Saturday, June 5, 2010

A Preservation Epidemic

By Jason Yots

In his 2000 bestseller, The Tipping Point (Back Bay Books), Malcolm Gladwell dissects the catalysts for epidemics. Whether it's a Baltimore syphilis epidemic born of rampant drug use or a Hush Puppy craze originating with NYC hipsters, epidemics have triggers that stoke their simmering potential to a point of explosion. To their Tipping Point.

Gladwell explains that many factors must converge to trip an epidemic. One such factor is the emergence of an influential "few", who lead the rest of us into an epidemic. This is Gladwell's first rule of epidemics - The Law of the Few. In the case of the Hush Puppies epidemic of the mid-1990s, the "few" were Lower East Side punks who began wearing the shoes in irony, and somehow made them the coolest accessory in America.

The Tipping Point set me to thinking about how we might create an epidemic for historic preservation. I mean, if a handful of bored, edgy kids can take dorky shoes and make them into the definition of "cool", can't we infuse in historic preservation its own version of contagious coolness?

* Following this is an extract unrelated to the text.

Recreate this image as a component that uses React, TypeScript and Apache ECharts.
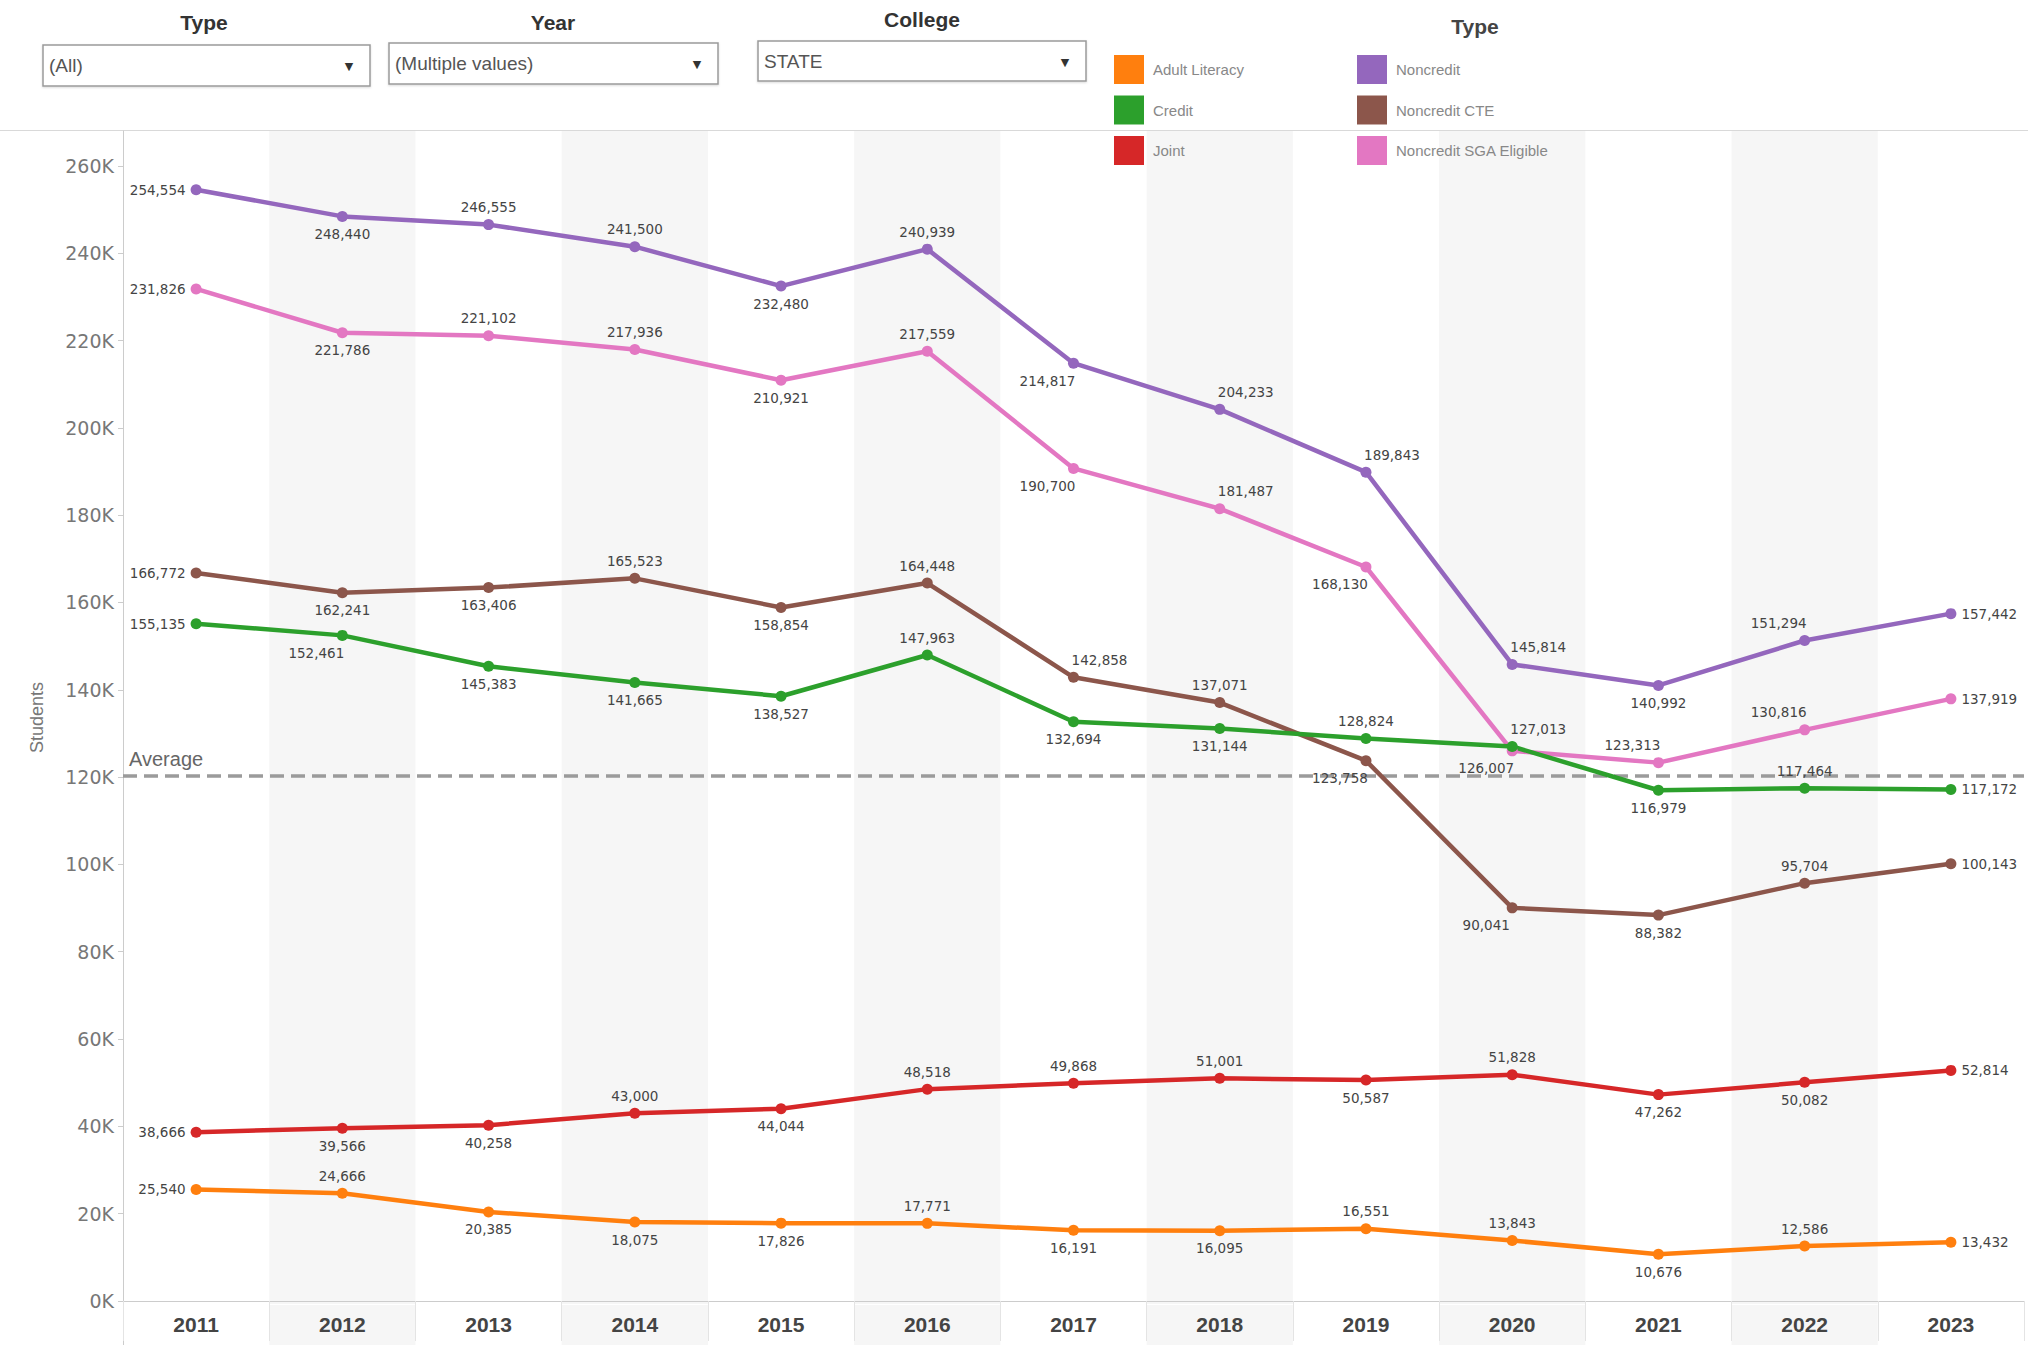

For starters, we need our Few to emerge, and we need it to happen now. Today. The National Trust for Historic Preservation has done an admirable job promoting preservation at a national level, but epidemics don't start at that elevation. They germinate locally, organically. And they often are sparked by an unlikely "few", who are more likely to be risk-taking anti-heroes than established mainstreamers. In the shadow of the National Trust's 2011 convention in Buffalo, we have a opportunity to test Gladwell's Tipping Point. But to do so, we'll need our anti-heroes to step up and lead us from the established mainstream.